— START OF Data shown —

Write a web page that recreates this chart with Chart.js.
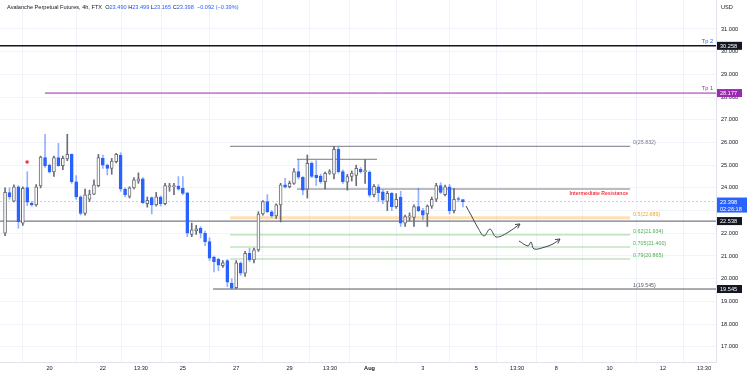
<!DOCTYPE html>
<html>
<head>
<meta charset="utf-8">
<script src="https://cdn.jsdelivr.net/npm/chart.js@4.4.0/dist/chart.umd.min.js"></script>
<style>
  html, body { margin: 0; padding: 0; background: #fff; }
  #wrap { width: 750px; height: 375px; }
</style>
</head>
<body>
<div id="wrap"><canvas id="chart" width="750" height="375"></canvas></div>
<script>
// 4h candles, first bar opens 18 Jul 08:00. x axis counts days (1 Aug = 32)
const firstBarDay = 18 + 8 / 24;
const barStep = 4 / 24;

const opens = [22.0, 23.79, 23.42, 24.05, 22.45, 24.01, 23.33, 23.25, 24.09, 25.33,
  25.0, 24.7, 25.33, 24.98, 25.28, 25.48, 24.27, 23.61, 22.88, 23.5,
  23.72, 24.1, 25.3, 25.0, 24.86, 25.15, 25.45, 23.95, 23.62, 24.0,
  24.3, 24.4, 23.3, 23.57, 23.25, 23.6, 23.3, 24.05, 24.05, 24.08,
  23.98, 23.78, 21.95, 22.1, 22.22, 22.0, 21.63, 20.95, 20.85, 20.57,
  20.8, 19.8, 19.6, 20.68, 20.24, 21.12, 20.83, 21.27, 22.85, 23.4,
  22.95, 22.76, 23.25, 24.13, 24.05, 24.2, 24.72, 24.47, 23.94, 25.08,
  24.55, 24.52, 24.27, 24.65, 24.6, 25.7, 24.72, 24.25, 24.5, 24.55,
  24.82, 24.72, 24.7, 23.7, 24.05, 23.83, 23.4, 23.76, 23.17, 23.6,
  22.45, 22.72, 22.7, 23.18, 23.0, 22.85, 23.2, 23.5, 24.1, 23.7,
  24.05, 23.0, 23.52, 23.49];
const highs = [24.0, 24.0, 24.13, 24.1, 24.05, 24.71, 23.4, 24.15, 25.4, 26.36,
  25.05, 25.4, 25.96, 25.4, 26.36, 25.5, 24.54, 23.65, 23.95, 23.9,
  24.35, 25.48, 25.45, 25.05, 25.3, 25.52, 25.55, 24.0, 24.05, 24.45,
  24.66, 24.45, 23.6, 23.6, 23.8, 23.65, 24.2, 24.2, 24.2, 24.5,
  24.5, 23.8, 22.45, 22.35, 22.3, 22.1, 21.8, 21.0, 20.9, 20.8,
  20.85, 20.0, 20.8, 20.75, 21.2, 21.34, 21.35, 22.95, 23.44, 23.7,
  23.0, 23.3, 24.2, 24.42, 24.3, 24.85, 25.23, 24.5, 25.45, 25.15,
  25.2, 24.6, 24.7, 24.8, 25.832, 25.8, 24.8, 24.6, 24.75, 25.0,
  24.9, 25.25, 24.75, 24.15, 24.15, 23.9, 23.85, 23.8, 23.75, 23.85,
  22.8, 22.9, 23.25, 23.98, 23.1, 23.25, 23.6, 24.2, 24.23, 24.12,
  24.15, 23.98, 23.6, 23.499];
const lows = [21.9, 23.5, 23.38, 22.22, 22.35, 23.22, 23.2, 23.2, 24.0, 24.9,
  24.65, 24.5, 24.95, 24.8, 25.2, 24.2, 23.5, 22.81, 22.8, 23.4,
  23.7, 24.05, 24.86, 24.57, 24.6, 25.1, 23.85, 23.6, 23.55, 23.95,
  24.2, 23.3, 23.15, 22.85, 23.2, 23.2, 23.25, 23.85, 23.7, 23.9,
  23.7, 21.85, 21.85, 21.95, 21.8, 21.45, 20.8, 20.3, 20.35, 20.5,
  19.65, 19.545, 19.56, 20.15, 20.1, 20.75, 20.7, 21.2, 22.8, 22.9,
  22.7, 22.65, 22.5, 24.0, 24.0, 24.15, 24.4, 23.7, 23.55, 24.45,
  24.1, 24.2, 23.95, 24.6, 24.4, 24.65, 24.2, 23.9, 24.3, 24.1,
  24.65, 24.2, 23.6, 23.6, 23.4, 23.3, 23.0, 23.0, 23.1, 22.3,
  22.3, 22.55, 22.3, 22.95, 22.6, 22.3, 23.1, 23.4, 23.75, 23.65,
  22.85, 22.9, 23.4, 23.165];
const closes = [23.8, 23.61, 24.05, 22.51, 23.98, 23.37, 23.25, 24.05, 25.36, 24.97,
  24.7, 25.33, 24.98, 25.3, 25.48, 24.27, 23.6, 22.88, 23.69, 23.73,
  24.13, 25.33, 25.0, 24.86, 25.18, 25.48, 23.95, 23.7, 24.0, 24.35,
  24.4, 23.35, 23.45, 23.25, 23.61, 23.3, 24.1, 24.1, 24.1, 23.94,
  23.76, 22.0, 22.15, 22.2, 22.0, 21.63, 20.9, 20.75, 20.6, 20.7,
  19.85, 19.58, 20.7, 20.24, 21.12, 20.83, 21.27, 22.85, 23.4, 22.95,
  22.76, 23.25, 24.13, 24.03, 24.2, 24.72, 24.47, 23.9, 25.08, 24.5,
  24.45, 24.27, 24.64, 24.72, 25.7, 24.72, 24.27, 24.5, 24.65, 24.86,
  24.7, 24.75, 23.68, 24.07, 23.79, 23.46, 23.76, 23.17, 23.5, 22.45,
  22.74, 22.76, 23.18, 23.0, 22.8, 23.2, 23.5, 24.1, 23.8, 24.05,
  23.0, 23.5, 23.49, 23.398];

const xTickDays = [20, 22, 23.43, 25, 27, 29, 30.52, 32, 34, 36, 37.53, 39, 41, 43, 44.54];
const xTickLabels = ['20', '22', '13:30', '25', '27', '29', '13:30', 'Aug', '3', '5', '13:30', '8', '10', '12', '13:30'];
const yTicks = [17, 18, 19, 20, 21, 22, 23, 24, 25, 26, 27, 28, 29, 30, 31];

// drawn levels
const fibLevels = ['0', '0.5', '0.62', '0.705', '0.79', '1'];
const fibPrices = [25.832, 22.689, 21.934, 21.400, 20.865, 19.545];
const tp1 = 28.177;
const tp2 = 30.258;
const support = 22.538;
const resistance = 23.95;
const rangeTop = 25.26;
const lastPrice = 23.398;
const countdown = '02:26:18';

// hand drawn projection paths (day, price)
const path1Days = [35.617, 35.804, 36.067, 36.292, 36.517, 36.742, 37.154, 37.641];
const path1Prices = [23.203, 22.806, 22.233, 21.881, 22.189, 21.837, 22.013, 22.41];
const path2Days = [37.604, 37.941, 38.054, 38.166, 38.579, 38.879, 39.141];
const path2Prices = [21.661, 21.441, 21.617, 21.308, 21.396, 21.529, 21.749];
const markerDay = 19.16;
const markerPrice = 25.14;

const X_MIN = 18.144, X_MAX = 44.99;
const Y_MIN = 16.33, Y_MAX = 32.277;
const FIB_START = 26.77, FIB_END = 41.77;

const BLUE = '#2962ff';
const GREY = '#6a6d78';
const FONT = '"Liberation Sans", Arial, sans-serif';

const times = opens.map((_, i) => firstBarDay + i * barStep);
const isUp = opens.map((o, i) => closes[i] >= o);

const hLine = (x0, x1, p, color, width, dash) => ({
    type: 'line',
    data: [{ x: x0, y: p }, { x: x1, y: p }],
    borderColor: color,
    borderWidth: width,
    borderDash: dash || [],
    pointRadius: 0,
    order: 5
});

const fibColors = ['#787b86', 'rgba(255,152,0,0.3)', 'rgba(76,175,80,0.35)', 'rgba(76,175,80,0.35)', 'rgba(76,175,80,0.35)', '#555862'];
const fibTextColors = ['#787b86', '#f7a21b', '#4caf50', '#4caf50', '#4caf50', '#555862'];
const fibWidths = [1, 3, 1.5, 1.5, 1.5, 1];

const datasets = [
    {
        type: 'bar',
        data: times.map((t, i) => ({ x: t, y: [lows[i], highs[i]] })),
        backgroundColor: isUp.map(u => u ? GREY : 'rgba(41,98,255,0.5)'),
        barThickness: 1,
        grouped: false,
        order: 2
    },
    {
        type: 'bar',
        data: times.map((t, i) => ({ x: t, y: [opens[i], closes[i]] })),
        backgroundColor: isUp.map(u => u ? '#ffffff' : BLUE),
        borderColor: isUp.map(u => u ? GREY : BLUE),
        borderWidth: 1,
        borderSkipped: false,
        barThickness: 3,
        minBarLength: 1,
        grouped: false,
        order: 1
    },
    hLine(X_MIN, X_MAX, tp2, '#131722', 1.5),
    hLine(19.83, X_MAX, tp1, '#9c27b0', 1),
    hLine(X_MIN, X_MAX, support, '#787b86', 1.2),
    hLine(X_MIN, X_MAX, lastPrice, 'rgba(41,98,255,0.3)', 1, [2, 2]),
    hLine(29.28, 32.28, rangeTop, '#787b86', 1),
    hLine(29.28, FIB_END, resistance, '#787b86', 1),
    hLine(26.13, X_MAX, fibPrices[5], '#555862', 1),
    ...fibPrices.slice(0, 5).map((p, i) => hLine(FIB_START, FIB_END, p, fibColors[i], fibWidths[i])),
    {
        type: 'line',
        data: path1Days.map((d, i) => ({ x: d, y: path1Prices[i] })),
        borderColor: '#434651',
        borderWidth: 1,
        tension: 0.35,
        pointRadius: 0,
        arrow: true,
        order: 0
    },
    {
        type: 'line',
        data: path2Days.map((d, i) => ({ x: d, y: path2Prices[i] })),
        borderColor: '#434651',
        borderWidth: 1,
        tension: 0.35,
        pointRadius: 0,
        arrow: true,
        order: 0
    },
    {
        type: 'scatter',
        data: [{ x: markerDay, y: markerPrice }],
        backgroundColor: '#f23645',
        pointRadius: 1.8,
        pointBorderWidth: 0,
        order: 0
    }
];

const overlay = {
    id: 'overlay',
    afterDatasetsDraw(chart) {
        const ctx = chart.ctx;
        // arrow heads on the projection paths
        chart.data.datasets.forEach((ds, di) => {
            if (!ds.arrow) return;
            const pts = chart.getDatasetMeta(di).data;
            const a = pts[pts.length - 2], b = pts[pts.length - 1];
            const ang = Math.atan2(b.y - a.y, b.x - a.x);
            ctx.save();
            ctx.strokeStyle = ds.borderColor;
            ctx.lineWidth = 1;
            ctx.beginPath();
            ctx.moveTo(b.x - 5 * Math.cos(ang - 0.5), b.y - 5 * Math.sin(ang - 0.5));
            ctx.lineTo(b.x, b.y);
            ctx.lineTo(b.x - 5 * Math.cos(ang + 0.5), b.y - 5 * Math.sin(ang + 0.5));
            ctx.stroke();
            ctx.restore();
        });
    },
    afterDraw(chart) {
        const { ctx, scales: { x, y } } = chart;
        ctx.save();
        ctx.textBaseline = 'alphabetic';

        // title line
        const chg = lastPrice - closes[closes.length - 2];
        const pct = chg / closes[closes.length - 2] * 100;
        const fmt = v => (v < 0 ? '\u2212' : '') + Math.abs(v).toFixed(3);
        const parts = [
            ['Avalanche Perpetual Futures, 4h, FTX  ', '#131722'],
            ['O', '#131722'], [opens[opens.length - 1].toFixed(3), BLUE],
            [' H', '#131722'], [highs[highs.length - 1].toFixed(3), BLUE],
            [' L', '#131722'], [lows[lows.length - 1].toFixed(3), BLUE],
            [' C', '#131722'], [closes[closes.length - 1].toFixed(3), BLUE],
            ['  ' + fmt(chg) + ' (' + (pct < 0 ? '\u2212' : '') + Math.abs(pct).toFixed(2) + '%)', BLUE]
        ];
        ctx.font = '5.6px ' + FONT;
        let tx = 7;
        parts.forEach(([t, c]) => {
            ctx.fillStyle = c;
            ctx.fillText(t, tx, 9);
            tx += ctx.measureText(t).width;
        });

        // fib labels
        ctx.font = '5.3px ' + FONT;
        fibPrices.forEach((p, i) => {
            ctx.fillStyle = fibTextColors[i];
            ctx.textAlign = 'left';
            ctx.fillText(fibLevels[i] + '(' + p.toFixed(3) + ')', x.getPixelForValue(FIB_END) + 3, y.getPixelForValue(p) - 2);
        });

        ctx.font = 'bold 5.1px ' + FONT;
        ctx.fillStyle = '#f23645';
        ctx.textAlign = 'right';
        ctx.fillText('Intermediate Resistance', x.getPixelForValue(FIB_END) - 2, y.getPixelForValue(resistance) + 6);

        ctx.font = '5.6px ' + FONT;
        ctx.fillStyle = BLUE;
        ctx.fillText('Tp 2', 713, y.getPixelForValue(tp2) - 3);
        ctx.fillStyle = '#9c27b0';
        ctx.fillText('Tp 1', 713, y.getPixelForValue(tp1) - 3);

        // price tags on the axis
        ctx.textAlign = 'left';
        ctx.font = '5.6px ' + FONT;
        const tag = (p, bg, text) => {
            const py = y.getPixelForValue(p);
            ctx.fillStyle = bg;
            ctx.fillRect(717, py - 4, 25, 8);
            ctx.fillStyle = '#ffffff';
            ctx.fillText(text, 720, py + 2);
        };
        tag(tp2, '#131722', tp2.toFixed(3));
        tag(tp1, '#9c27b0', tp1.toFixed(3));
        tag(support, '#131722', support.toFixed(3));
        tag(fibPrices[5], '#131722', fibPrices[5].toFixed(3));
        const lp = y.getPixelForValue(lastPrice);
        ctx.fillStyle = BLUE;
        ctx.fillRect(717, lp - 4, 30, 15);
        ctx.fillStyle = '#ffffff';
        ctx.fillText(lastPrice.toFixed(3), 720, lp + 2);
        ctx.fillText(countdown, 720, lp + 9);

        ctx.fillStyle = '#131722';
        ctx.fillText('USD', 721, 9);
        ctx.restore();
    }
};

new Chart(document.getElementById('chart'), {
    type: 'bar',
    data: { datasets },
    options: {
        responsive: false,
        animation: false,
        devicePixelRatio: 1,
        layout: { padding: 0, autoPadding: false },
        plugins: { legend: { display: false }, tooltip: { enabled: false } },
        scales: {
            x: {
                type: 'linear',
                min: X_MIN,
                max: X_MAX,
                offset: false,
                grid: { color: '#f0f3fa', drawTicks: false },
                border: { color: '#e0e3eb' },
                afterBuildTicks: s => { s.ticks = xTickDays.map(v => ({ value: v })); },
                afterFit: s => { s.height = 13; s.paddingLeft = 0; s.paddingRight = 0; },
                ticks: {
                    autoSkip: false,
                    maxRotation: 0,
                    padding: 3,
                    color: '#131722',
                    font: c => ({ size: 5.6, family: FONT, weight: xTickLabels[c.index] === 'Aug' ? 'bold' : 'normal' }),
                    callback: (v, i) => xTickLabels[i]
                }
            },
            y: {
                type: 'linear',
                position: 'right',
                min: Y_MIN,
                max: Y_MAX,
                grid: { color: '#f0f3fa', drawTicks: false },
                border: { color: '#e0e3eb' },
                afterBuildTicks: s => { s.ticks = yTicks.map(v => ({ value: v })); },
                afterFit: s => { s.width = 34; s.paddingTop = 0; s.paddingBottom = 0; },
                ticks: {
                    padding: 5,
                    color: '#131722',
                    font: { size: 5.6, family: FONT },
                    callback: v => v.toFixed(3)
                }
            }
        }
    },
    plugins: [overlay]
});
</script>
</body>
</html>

— END OF Data shown —

Directions: Select from the material above each line in which the string "chart" appears, and list those lines.

Reply:
Write a web page that recreates this chart with Chart.js.
<script src="https://cdn.jsdelivr.net/npm/chart.js@4.4.0/dist/chart.umd.min.js"></script>
<div id="wrap"><canvas id="chart" width="750" height="375"></canvas></div>
    afterDatasetsDraw(chart) {
        const ctx = chart.ctx;
        chart.data.datasets.forEach((ds, di) => {
            const pts = chart.getDatasetMeta(di).data;
    afterDraw(chart) {
        const { ctx, scales: { x, y } } = chart;
new Chart(document.getElementById('chart'), {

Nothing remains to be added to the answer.